A guide to running eXpress-D on Amazon's Elastic Compute Cloud (EC2).

Launch a Cluster

Setup an EC2 account on the Amazon Web Services (AWS) website.

The express-d/ec2-scripts directory contains a copy of Spark's EC2 scripts that launches a cluster and sets up Spark and Hadoop HDFS on it. These EC2 scripts are described in detail in Running Spark on EC2. What follows in this wiki page is a summary of key points.

To launch a fresh cluster, do:

$ cd express-d/ec2-scripts
$ ./spark-ec2 -k <keypair> -i <key-file> -s <num-slaves> -a ami-0b6d2662 launch <cluster-name>

Where ...

<keypair> is the name of your EC2 keypair (i.e., the keypair filename without the .pem suffix).
<key-file> is the private keypair file for the keypair.
<num-slaves> is the number of slave instances to launch.
<cluster-name> is the name to give to your cluster. This will be shown on the Spark WebUI.

and ...

-a ami-0b6d2662 specifies a pre-built machine image that includes Spark, Hadoop, and eXpress-D sources. This image is used to launch each slave instance.

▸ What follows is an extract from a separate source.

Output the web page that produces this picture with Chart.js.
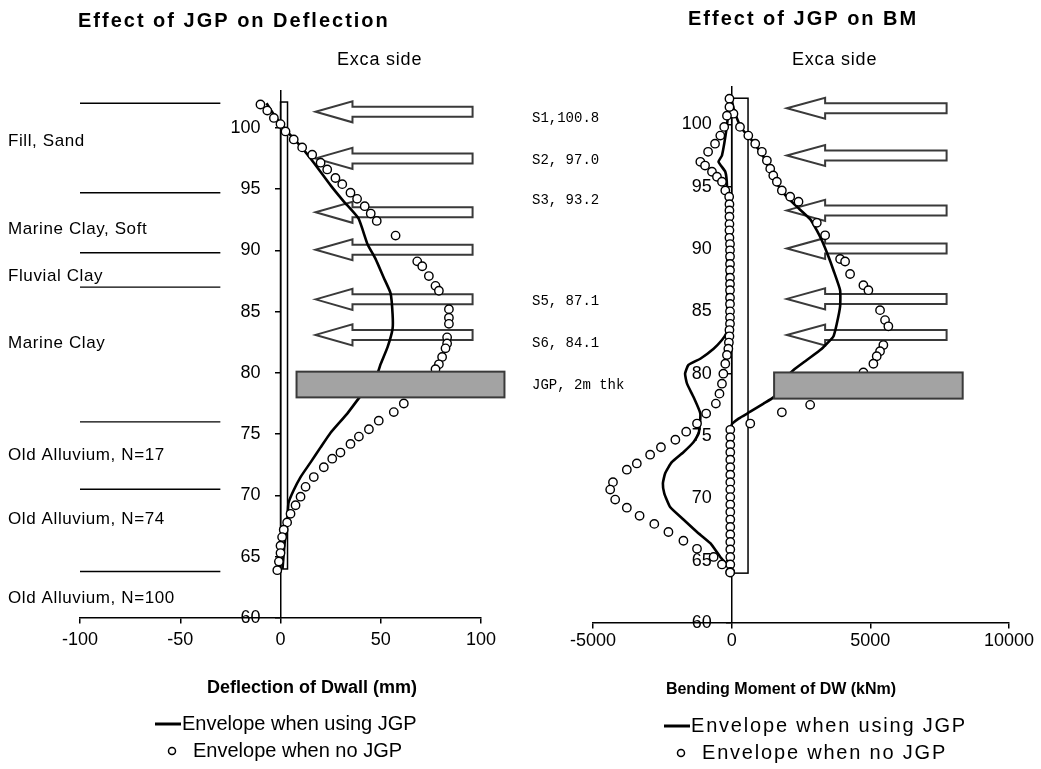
<!DOCTYPE html>
<html><head><meta charset="utf-8">
<script src="https://cdn.jsdelivr.net/npm/chart.js@4/dist/chart.umd.min.js"></script>
<style>
html,body{margin:0;padding:0;background:#fff;}
#wrap{position:relative;width:1041px;height:769px;overflow:hidden;}
canvas{position:absolute;left:0;top:0;}
</style></head><body>
<div id="wrap"><canvas id="c1" width="1041" height="769"></canvas><canvas id="c2" width="1041" height="769"></canvas></div>
<script>
// ---------- data ----------
const elevTicks = [60, 65, 70, 75, 80, 85, 90, 95, 100];
const deflTicks = [-100, -50, 0, 50, 100];
const bmTicks = [-5000, 0, 5000, 10000];

// Deflection envelope with JGP (mm, elevation m)
const deflJgpValue = [-7, -3, 3.3, 10, 16.6, 25, 31.5, 38.9, 43.4, 47.4, 51.4, 54.9, 55.9, 55.9, 53.4, 49.9, 48.4, 38.9, 33.4, 24.9, 19.9, 15, 10, 6.5, 4, 3.5, 3, 2, 1];
const deflJgpElev  = [102, 101, 99.7, 98.5, 97.15, 95.3, 94.0, 92.6, 90.5, 89.3, 87.8, 86.5, 84.8, 83.6, 82.1, 80.7, 80.0, 77.9, 76.7, 75.1, 73.9, 72.7, 71.5, 70.4, 69.4, 68.2, 67.4, 66, 64];

// Deflection envelope without JGP
const deflNoJgpValue = [-10, -6.6, -3.3, 0, 2.5, 6.6, 10.8, 15.8, 20, 23.3, 27.4, 30.8, 34.9, 38.2, 42, 45, 48, 57.4, 68.2, 70.7, 74, 77.3, 79, 84, 84, 84, 83.1, 83.1, 82.3, 80.6, 79, 77.3, 61.5, 56.5, 49, 44.1, 39.1, 34.9, 29.9, 25.8, 21.6, 16.6, 12.5, 10, 7.5, 5, 3.3, 1.6, 0.8, 0, 0, -0.8, -1.6];
const deflNoJgpElev  = [101.9, 101.4, 100.8, 100.3, 99.7, 99.05, 98.4, 97.8, 97.15, 96.6, 95.9, 95.4, 94.7, 94.2, 93.6, 93.0, 92.4, 91.2, 89.1, 88.7, 87.9, 87.1, 86.7, 85.2, 84.5, 84.0, 82.9, 82.4, 82.0, 81.3, 80.7, 80.3, 77.5, 76.8, 76.1, 75.4, 74.8, 74.2, 73.5, 73.0, 72.3, 71.5, 70.7, 69.9, 69.2, 68.5, 67.8, 67.2, 66.6, 65.9, 65.3, 64.6, 63.9];

// Bending moment envelope with JGP (kNm) - negative and positive branches
const bmJgpNegValue = [-80, -100, -170, -350, -475, -230, -170, -160, -160, -160, -160, -200, -350, -650, -1130, -1560, -1680, -1610, -1380, -1130, -1190, -1380, -1740, -2160, -2400, -2480, -2430, -2220, -1740, -1250, -770, -410, -170, -50];
const bmJgpNegElev  = [102, 101.5, 99.9, 97.5, 97.0, 96.2, 95.1, 92, 88, 85, 83.8, 83.2, 82.7, 82.0, 81.2, 80.7, 80.0, 79.2, 78.15, 76.8, 75.2, 74.5, 73.7, 72.9, 72.0, 71.2, 70.4, 69.3, 68.3, 67.3, 66.4, 65.3, 64.7, 64.3];
const bmJgpPosValue = [0, 100, 350, 700, 1000, 1250, 1450, 1650, 1900, 2300, 2830, 3070, 3250, 3490, 3670, 3910, 3910, 3790, 3670, 3250, 2710, 2230, 1990, 1750, 1530, 1150, 670, 250, 0, 0];
const bmJgpPosElev  = [102, 101, 99.7, 98.8, 97.9, 97, 96, 95.2, 94.4, 93.5, 92.4, 91.5, 90.7, 89.4, 88.3, 86.7, 85.4, 84.0, 83.0, 82.0, 81.1, 80.3, 79.75, 79, 78.15, 77.6, 76.95, 76.4, 75.9, 64];

// Bending moment envelope without JGP
const bmNoJgpValue = [
  -80, 65, 300, 600, 850, 1090, 1270, 1390, 1500, 1630, 1810, 2110, 2410, 3070, 3370, 3910, 4090, 4270, 4750, 4930, 5350, 5530, 5650, 5470, 5350, 5230, 5110, 4750, 2830, 1810, 670,
  -50, -50, -50, -50, -50, -50, -50, -50, -50, -50, -50, -50, -50, -50, -50, -50, -50, -50, -50, -50,
  -80, -170, -270, -410, -600, -850, -1130, -960, -710, -530, -350, -230, -90,
  -80, -80, -80, -80, -80, -80, -60, -60, -60, -60, -60, -60, -60, -60, -60, -60, -60, -60, -60, -80, -80, -100, -120, -170, -230, -300,
  -350, -440, -570, -920, -1250, -1640, -2030, -2550, -2940, -3420, -3780, -4280, -4380, -4200, -3780, -3320, -2790, -2280, -1740, -1250, -650, -350, -55];
const bmNoJgpElev = [
  102.06, 100.86, 99.8, 99.1, 98.45, 97.8, 97.1, 96.45, 95.9, 95.4, 94.7, 94.2, 93.8, 92.1, 91.1, 89.2, 89.0, 88.0, 87.1, 86.7, 85.1, 84.3, 83.8, 82.3, 81.8, 81.4, 80.8, 80.1, 77.5, 76.9, 76.0,
  75.5, 74.9, 74.3, 73.7, 73.1, 72.5, 71.9, 71.3, 70.7, 70.1, 69.5, 68.9, 68.3, 67.7, 67.1, 66.5, 65.9, 65.3, 64.7, 64.1,
  101.4, 100.7, 99.8, 99.1, 98.45, 97.8, 97.0, 96.7, 96.2, 95.8, 95.4, 94.7, 94.2,
  93.6, 93.1, 92.6, 92.0, 91.5, 90.9, 90.4, 89.9, 89.4, 88.8, 88.3, 87.7, 87.2, 86.7, 86.1, 85.6, 85.0, 84.5, 84.0, 83.5, 83.0, 82.5, 82.0, 81.5, 80.8, 80.0,
  79.2, 78.4, 77.6, 76.8, 76.0, 75.35, 74.7, 74.1, 73.5, 72.8, 72.3, 71.3, 70.7, 69.9, 69.25, 68.6, 67.95, 67.3, 66.6, 65.95, 65.3, 64.7, 64.05];

// Site information
const soilLayers = ['Fill, Sand', 'Marine Clay, Soft', 'Fluvial Clay', 'Marine Clay', 'Old Alluvium, N=17', 'Old Alluvium, N=74', 'Old Alluvium, N=100'];
const layerBoundaryElev = [102, 94.7, 89.8, 87.0, 76.0, 70.5, 63.8];
const strutLabels = ['S1,100.8', 'S2, 97.0', 'S3, 93.2', 'S5, 87.1', 'S6, 84.1', 'JGP, 2m thk'];
const strutArrowElev = [101.3, 97.5, 93.1, 90.05, 86.0, 83.1];
const jgpLayer = [78.0, 80.1];
const wallLevels = [64, 102.1];
const legendLabels = ['Envelope when using JGP', 'Envelope when no JGP'];

// ---------- helpers ----------
const pts = (xs, ys) => xs.map((v, i) => ({x: v, y: ys[i]}));
const FONT = '"Liberation Sans", Arial, sans-serif';

function drawText(ctx, s, x, y, o) {
  ctx.save();
  ctx.font = o.font;
  ctx.fillStyle = o.color || '#000';
  ctx.textAlign = o.align || 'left';
  ctx.textBaseline = o.baseline || 'middle';
  if (o.ls && 'letterSpacing' in ctx) ctx.letterSpacing = o.ls + 'px';
  ctx.fillText(s, x, y);
  ctx.restore();
}

function drawArrow(ctx, xTip, xBase, xTail, y) {
  ctx.save();
  ctx.beginPath();
  ctx.moveTo(xTip, y);
  ctx.lineTo(xBase, y - 10.5);
  ctx.lineTo(xBase, y - 5);
  ctx.lineTo(xTail, y - 5);
  ctx.lineTo(xTail, y + 5);
  ctx.lineTo(xBase, y + 5);
  ctx.lineTo(xBase, y + 10.5);
  ctx.closePath();
  ctx.fillStyle = '#fff';
  ctx.fill();
  ctx.lineWidth = 2;
  ctx.strokeStyle = '#3a3a3a';
  ctx.stroke();
  ctx.restore();
}

const decoPlugin = {
  id: 'deco',
  beforeDatasetsDraw(chart, args, o) {
    const {ctx, scales: {x, y}} = chart;
    strutArrowElev.forEach(e => drawArrow(ctx, x.getPixelForValue(o.arrow[0]), x.getPixelForValue(o.arrow[1]), x.getPixelForValue(o.arrow[2]), y.getPixelForValue(e)));
    ctx.save();
    ctx.strokeStyle = '#000'; ctx.lineWidth = 1.5;
    const x0 = x.getPixelForValue(0), x1 = x.getPixelForValue(o.wallWidth);
    const yt = y.getPixelForValue(wallLevels[1]), yb = y.getPixelForValue(wallLevels[0]);
    ctx.strokeRect(x0, yt, x1 - x0, yb - yt);
    ctx.restore();
  },
  afterDatasetsDraw(chart, args, o) {
    const {ctx, scales: {x, y}} = chart;
    const xa = x.getPixelForValue(o.jgpX[0]), xb = x.getPixelForValue(o.jgpX[1]);
    const ya = y.getPixelForValue(jgpLayer[1]), yb = y.getPixelForValue(jgpLayer[0]);
    ctx.save();
    ctx.fillStyle = '#a3a3a3';
    ctx.fillRect(xa, ya, xb - xa, yb - ya);
    ctx.strokeStyle = '#3a3a3a'; ctx.lineWidth = 2;
    ctx.strokeRect(xa, ya, xb - xa, yb - ya);
    ctx.restore();
    drawText(ctx, o.title, o.titlePos[0], o.titlePos[1], {font: 'bold 20px ' + FONT, ls: 2});
    drawText(ctx, 'Exca side', o.excaPos[0], o.excaPos[1], {font: '18px ' + FONT, ls: 0.8});
    drawText(ctx, o.axisTitle, o.axisTitlePos[0], o.axisTitlePos[1], {font: 'bold ' + o.axisTitleSize + 'px ' + FONT, align: 'center'});
    const [lx, ly] = o.legendPos;
    ctx.save();
    ctx.strokeStyle = '#000'; ctx.lineWidth = 3;
    ctx.beginPath(); ctx.moveTo(lx, ly); ctx.lineTo(lx + 26, ly); ctx.stroke();
    ctx.lineWidth = 1.5; ctx.fillStyle = '#fff';
    ctx.beginPath(); ctx.arc(lx + 17, ly + 27, 3.5, 0, Math.PI * 2); ctx.fill(); ctx.stroke();
    ctx.restore();
    drawText(ctx, legendLabels[0], lx + 27, ly, {font: '20px ' + FONT, ls: o.legendLs});
    drawText(ctx, legendLabels[1], lx + 38, ly + 27, {font: '20px ' + FONT, ls: o.legendLs});
    if (o.left) {
      soilLayers.forEach((s, i) => drawText(ctx, s, 8, y.getPixelForValue(o.layerLabelElev[i]), {font: '17px ' + FONT, ls: 0.6}));
      strutLabels.forEach((s, i) => drawText(ctx, s, 532, o.strutLabelY[i], {font: '14px "Liberation Mono", "DejaVu Sans Mono", monospace'}));
    }
  }
};

function axisCommon(ticksArr, extra) {
  return Object.assign({
    type: 'linear',
    afterBuildTicks: s => { s.ticks = ticksArr.map(v => ({value: v})); },
    grid: {display: true, drawOnChartArea: false, drawTicks: true, tickLength: 5, color: '#000', lineWidth: 1.5},
    border: {display: true, color: '#000', width: 1.5}
  }, extra);
}

function makeChart(id, cfg) {
  const ds = [
    {label: legendLabels[1], data: cfg.noJgp, showLine: false, pointRadius: 4.2, pointBorderWidth: 1.4, pointBackgroundColor: '#fff', pointBorderColor: '#000'}
  ].concat(cfg.jgpLines.map(d => ({label: legendLabels[0], data: d, showLine: true, pointRadius: 0, borderColor: '#000', borderWidth: 2.6, tension: 0.15})));
  if (cfg.extraLines) cfg.extraLines.forEach(d => ds.push({label: 'layer', data: d, showLine: true, pointRadius: 0, borderColor: '#000', borderWidth: 1.4}));
  return new Chart(document.getElementById(id), {
    type: 'scatter',
    data: {datasets: ds},
    options: {
      responsive: false, animation: false, devicePixelRatio: 1,
      layout: {padding: cfg.padding},
      plugins: {legend: {display: false}, tooltip: {enabled: false}, title: {display: false}, deco: cfg.deco},
      scales: {
        x: axisCommon(cfg.xTicks, {min: cfg.xRange[0], max: cfg.xRange[1], position: {y: 60},
          ticks: {color: '#000', font: {family: FONT, size: 18}, maxRotation: 0, autoSkip: false, padding: cfg.xTickPad, callback: v => String(v)}}),
        y: axisCommon(elevTicks, {min: 60, max: 103, position: {x: 0},
          ticks: {color: '#000', font: {family: FONT, size: 18}, autoSkip: false, callback: v => v + '    '}})
      }
    },
    plugins: [decoPlugin]
  });
}

makeChart('c1', {
  noJgp: pts(deflNoJgpValue, deflNoJgpElev),
  jgpLines: [pts(deflJgpValue, deflJgpElev)],
  extraLines: layerBoundaryElev.map(e => [{x: -100, y: e}, {x: -30, y: e}]),
  xTicks: deflTicks, xRange: [-100, 100], xTickPad: 6,
  padding: {left: 80, right: 1041 - 481, top: 91, bottom: 769 - 618},
  deco: {
    left: true, arrow: [17.5, 35.9, 95.8], wallWidth: 3.5, jgpX: [8, 111.7],
    title: 'Effect of JGP on Deflection', titlePos: [78, 21], excaPos: [337, 60],
    axisTitle: 'Deflection of Dwall (mm)', axisTitleSize: 18, axisTitlePos: [312, 688], legendPos: [155, 724], legendLs: 0,
    layerLabelElev: [98.9, 91.7, 87.9, 82.45, 73.3, 68.05, 61.6],
    strutLabelY: [118, 160, 200.7, 301.7, 343.3, 385]
  }
});

makeChart('c2', {
  noJgp: pts(bmNoJgpValue, bmNoJgpElev),
  jgpLines: [pts(bmJgpNegValue, bmJgpNegElev), pts(bmJgpPosValue, bmJgpPosElev)],
  xTicks: bmTicks, xRange: [-5000, 10000], xTickPad: 2,
  padding: {left: 593, right: 32, top: 87, bottom: 769 - 623},
  deco: {
    left: false, arrow: [1990, 3370, 7750], wallWidth: 590, jgpX: [1530, 8330],
    title: 'Effect of JGP on BM', titlePos: [688, 19], excaPos: [792, 60],
    axisTitle: 'Bending Moment of DW (kNm)', axisTitleSize: 16, axisTitlePos: [781, 690], legendPos: [664, 726], legendLs: 1.8
  }
});
</script>
</body></html>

Another optional, yet very useful, option is -t <instance-type>, which allows the user to specify what type of instances to launch (link to Instance Types and Instance Costs).

The spark-ec2 script will take a while to complete setup. If at any time the setup process is interrupted (e.g. you accidentally closed a Terminal window while the process is running), then you can resume setup by passing the --resume flag to the command above.

spark-ec2 can also be used to stop, resume, or terminate a cluster (see spark-ec2 --help).

Setup eXpress-D on the Cluster

Once spark-ec2 has finished cluster setup, SSH into the master.

 $ ./spark-ec2 -k key -i key.pem login <cluster-name>

To setup eXpress-D on the master, follow the steps on the Setting Up and Running eXpress-D page. The bin/build scripts will detect the cluster's slave instances and copy the express-d directory to each one.

After the express-d/config/config.py file has been configured and eXpress-D and Spark have been packaged, eXpress-D is ready to be run (but read the next section before actually running).

Using Provided (Simulated) Datasets

There is a small, simulated dataset in /root/sample-datasets to play with. But before running eXpress-D, these datasets must be loaded onto HDFS or Amazon S3. To load the targets and alignments files into HDFS, run:

$ /root/bin/hadoop/dfs -put <path/to/targets.pb> /targets.pb
$ /root/bin/hadoop/dfs -put <path/to/hits.pb> /hits.pb

HDFS is sufficient for most use EC2 use cases. If any dataset will accessed multiple times by different clusters running eXpress-D, then it might be more convenient to use Amazon S3 (i.e. storing sporadically accessed data on S3 is cheaper than storing data in an HDFS that is running on a managed EC2 cluster). However, loading into Amazon S3 is tricky and, when we did so for the eXpress-D paper, involved using Spark to load an RDD/dataset from HDFS, and then calling RDD#saveAsTextFile(s3n://...) on it.

Running eXpress-D

After the datasets have been loaded onto HDFS, make sure that config,py contains the HDFS path for each file before calling bin/run. In config.py:

...
EXPRESS_RUNTIME_LOCAL_OPTS = [
    OptionSet("hits-file-path", ["%s:9000/hits.1M.pb" % SPARK_CLUSTER_URL]),
    OptionSet("targets-file-path", [%s:9000/targets.pb" % SPARK_CLUSTER_URL]),
    ...